Paul dachte kurz darüber nach, ob es Sinn machen würde, Felix‘ nasse Sachen zu verstecken. Dann würde es heute nicht noch mehr Ärger geben. Aber er verwarf den Gedanken wieder, denn es war ja nicht sein Ziel, Felix‘ Unfälle zu vertuschen, sondern dafür zu sorgen, dass Felix eben keinen Ärger mehr dafür bekam. Und das konnte er nur durch ein sachliches Gespräch mit seinen Eltern erreichen. Hoffentlich hatte er sich da nicht zu viel vorgenommen. Wobei man zumindest mit Mama normalerweise schon reden konnte. Sein Vater hingegen war deutlich strenger und wich nur selten von seinen Erziehungsmethoden ab. Zu denen gehörten Hausarrest; Taschengeldkürzung; Handyentzug: mehr Putzarbeiten, als im Haus eigentlich nötig waren; oder manchmal auch körperliche Gewalt, so traurig es auch war…
Paul hatte das schon oft am eigenen Leib erfahren, aber dass sein Bruder auch etwas abbekam war neu und hatte Paul zutiefst schockiert.
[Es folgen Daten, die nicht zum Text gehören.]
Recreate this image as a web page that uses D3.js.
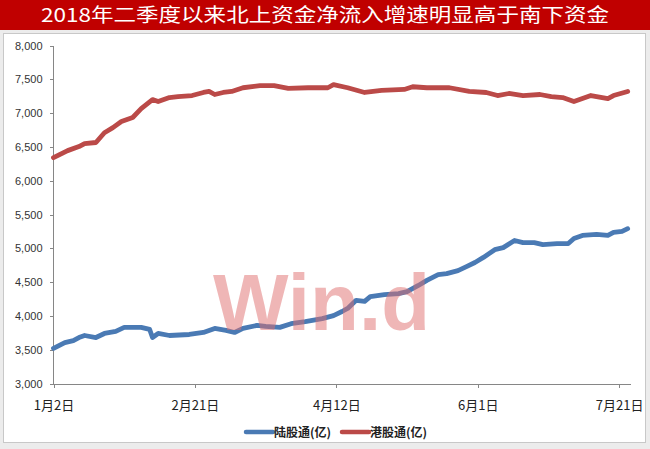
<!DOCTYPE html>
<html><head><meta charset="utf-8">
<script src="https://cdn.jsdelivr.net/npm/d3@7"></script>
<style>html,body{margin:0;padding:0;background:#ececec;}svg{display:block;}</style>
</head><body>
<script>
const title = "2018年二季度以来北上资金净流入增速明显高于南下资金";
const seriesNames = ["陆股通(亿)", "港股通(亿)"];
const xTickDates = ["2018-01-02","2018-02-21","2018-04-12","2018-06-01","2018-07-21"];
const yTicks = [3000,3500,4000,4500,5000,5500,6000,6500,7000,7500,8000];

const northDates = ["2018-01-02","2018-01-06","2018-01-09","2018-01-11","2018-01-13","2018-01-17","2018-01-20","2018-01-24","2018-01-27","2018-02-02",
 "2018-02-05","2018-02-06","2018-02-08","2018-02-12","2018-02-19","2018-02-24","2018-02-28","2018-03-04","2018-03-07","2018-03-10",
 "2018-03-15","2018-03-18","2018-03-23","2018-03-27","2018-04-01","2018-04-07","2018-04-11","2018-04-14","2018-04-16","2018-04-19",
 "2018-04-22","2018-04-24","2018-04-29","2018-05-04","2018-05-07","2018-05-11","2018-05-14","2018-05-18","2018-05-21","2018-05-25",
 "2018-05-28","2018-05-31","2018-06-03","2018-06-07","2018-06-10","2018-06-14","2018-06-17","2018-06-21","2018-06-24","2018-06-29",
 "2018-07-03","2018-07-05","2018-07-08","2018-07-13","2018-07-17","2018-07-19","2018-07-22","2018-07-24"];
const northValues = [3520,3605,3635,3680,3710,3680,3740,3770,3830,3830,
 3800,3680,3740,3710,3725,3755,3815,3785,3755,3815,
 3860,3845,3830,3885,3915,3960,4005,4065,4110,4230,
 4215,4285,4315,4330,4360,4450,4525,4610,4625,4670,
 4730,4790,4865,4980,5010,5115,5085,5085,5055,5070,
 5070,5145,5190,5205,5190,5235,5250,5290];

const southDates = ["2018-01-02","2018-01-07","2018-01-11","2018-01-13","2018-01-17","2018-01-20","2018-01-23","2018-01-26","2018-01-30","2018-02-02",
 "2018-02-06","2018-02-08","2018-02-12","2018-02-15","2018-02-20","2018-02-24","2018-02-26","2018-02-28","2018-03-03","2018-03-06",
 "2018-03-10","2018-03-16","2018-03-21","2018-03-26","2018-04-02","2018-04-09","2018-04-11","2018-04-16","2018-04-22","2018-04-28",
 "2018-05-06","2018-05-09","2018-05-14","2018-05-19","2018-05-22","2018-05-29","2018-06-04","2018-06-08","2018-06-12","2018-06-17",
 "2018-06-23","2018-06-27","2018-07-01","2018-07-05","2018-07-07","2018-07-11","2018-07-17","2018-07-19","2018-07-24"];
const southValues = [6340,6445,6505,6550,6565,6710,6785,6875,6935,7065,
 7200,7170,7230,7245,7260,7305,7320,7275,7305,7320,
 7375,7405,7405,7365,7375,7375,7420,7375,7305,7335,
 7350,7390,7375,7375,7375,7320,7305,7260,7290,7260,
 7275,7245,7230,7170,7200,7260,7215,7260,7320];

const W = 650, H = 449;
const parse = d3.timeParse("%Y-%m-%d");
const svg = d3.select("body").append("svg").attr("width", W).attr("height", H);

svg.append("rect").attr("x",0).attr("y",0).attr("width",W).attr("height",H).attr("fill","#ececec");
svg.append("rect").attr("x",0).attr("y",0).attr("width",W).attr("height",30).attr("fill","#c00000");
svg.append("text").attr("x",W/2).attr("y",21.5).attr("text-anchor","middle")
  .attr("font-family","'Noto Sans CJK SC', sans-serif").attr("font-size",19).attr("fill","#fff")
  .attr("textLength",568).attr("lengthAdjust","spacingAndGlyphs").text(title);
svg.append("rect").attr("x",3.5).attr("y",33.5).attr("width",642).attr("height",409)
  .attr("fill","#fff").attr("stroke","#c8c8c8");

const x = d3.scaleTime().domain([parse("2018-01-02"), parse("2018-07-25")]).range([53.5, 630.5]);
const y = d3.scaleLinear().domain([3000, 8000]).range([383.5, 45.5]);

const yAxis = svg.append("g").attr("transform","translate(53.5,0)")
  .call(d3.axisLeft(y).tickValues(yTicks).tickSize(4).tickSizeOuter(0).tickFormat(d3.format(",")));
yAxis.selectAll("path, line").attr("stroke","#868686").attr("shape-rendering","crispEdges");
yAxis.selectAll("path").attr("d","M0,45.5V383.5");
yAxis.selectAll("text").attr("font-family","'Liberation Sans', Arial, sans-serif").attr("font-size",11)
  .attr("fill","#333").attr("x",-11);

const xAxis = svg.append("g").attr("transform","translate(0,383.5)")
  .call(d3.axisBottom(x).tickValues(xTickDates.map(parse)).tickSize(4).tickSizeOuter(0)
    .tickFormat(d => (d.getMonth()+1) + "月" + d.getDate() + "日"));
xAxis.selectAll("path, line").attr("stroke","#868686").attr("shape-rendering","crispEdges");
xAxis.selectAll("text").attr("font-family","'Noto Sans CJK SC', sans-serif").attr("font-size",13)
  .attr("fill","#222").attr("dy","0").attr("y",26);

const line = d3.line().x(d => x(d[0])).y(d => y(d[1])).curve(d3.curveLinear);
const north = northDates.map((d,i) => [parse(d), northValues[i]]);
const south = southDates.map((d,i) => [parse(d), southValues[i]]);
const colors = ["#4a7ab4", "#bb4a48"];
[north, south].forEach((data, i) => {
  svg.append("path").datum(data).attr("d", line).attr("fill","none")
    .attr("stroke", colors[i]).attr("stroke-width", 4.8)
    .attr("stroke-linejoin","round").attr("stroke-linecap","round");
});

svg.append("text").attr("x",213).attr("y",330)
  .attr("font-family","'Liberation Sans', Arial, sans-serif").attr("font-size",80).attr("font-weight","bold")
  .attr("fill","#e07070").attr("opacity",0.5).text("Win.d");

const legend = svg.append("g").attr("transform","translate(0,432)");
const legendItems = [{x:246, c:colors[0], t:seriesNames[0]}, {x:342, c:colors[1], t:seriesNames[1]}];
legendItems.forEach(it => {
  legend.append("line").attr("x1",it.x).attr("x2",it.x+27).attr("y1",0).attr("y2",0)
    .attr("stroke",it.c).attr("stroke-width",4.5).attr("stroke-linecap","round");
  legend.append("text").attr("x",it.x+28).attr("y",4.5)
    .attr("font-family","'Noto Sans CJK SC', sans-serif").attr("font-size",12).attr("font-weight","bold")
    .attr("fill","#222").text(it.t);
});
</script>
</body></html>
Und dann noch so fest, dass Felix‘ Backe geblutet hatte…
Er verstand nicht, woher die harten Methoden seines Vaters kamen. Sein Vater war nämlich auch ein sehr schweigsamer Mensch und erzählte nie von seiner eigenen Kindheit.
Dafür wusste Paul genau, wie seine eigene frühe Kindheit war. Er hatte nämlich genau dasselbe Problem gehabt wie Felix jetzt. Immer wieder hatte er tagsüber eingenässt, und in jeder Nacht war sein Bett nass geworden. Das Ganze hatte erst kurz vor seiner Einschulung aufgehört. Auch damals hatte sein Vater versucht, Paul das Problem mit Gewalt auszutreiben. Ein Vorhaben was natürlich nicht von Erfolg gekrönt war. Es hörte irgendwann eher zufällig für immer auf. Bettnässer war er aber danach noch eine Zeit lang gewesen. Jeden Morgen unausgeschlafen aufstehen, das Bett neu beziehen müssen und sich die Vorwürfe seines Vaters anhören müssen – dieser traumatische Lebensabschnitt hatte tiefe Narben in Pauls Seele hinterlassen, auch wenn er sie selbst noch nicht spürte. Und nun fühlte er, dass es seine Pflicht war, Felix diese Qualen zu ersparen oder sie zumindest so gut es ging zu lindern.
Felix saß ruhig auf seinem Stuhl und schien schon wieder an etwas anderes zu denken.
„War ja ganz schön krass vorhin im Park, meinst du nich‘?“, versuchte Paul eine Konversation zu beginnen.
Felix schaute von seinem Kakao hoch und seinem Bruder etwas verständnislos ins Gesicht.
„Was meinst du?“
Paul stutzte. Was war hier los? Erinnerte sich Felix gar nicht mehr daran? Hatte er am Ende alles nur geträumt?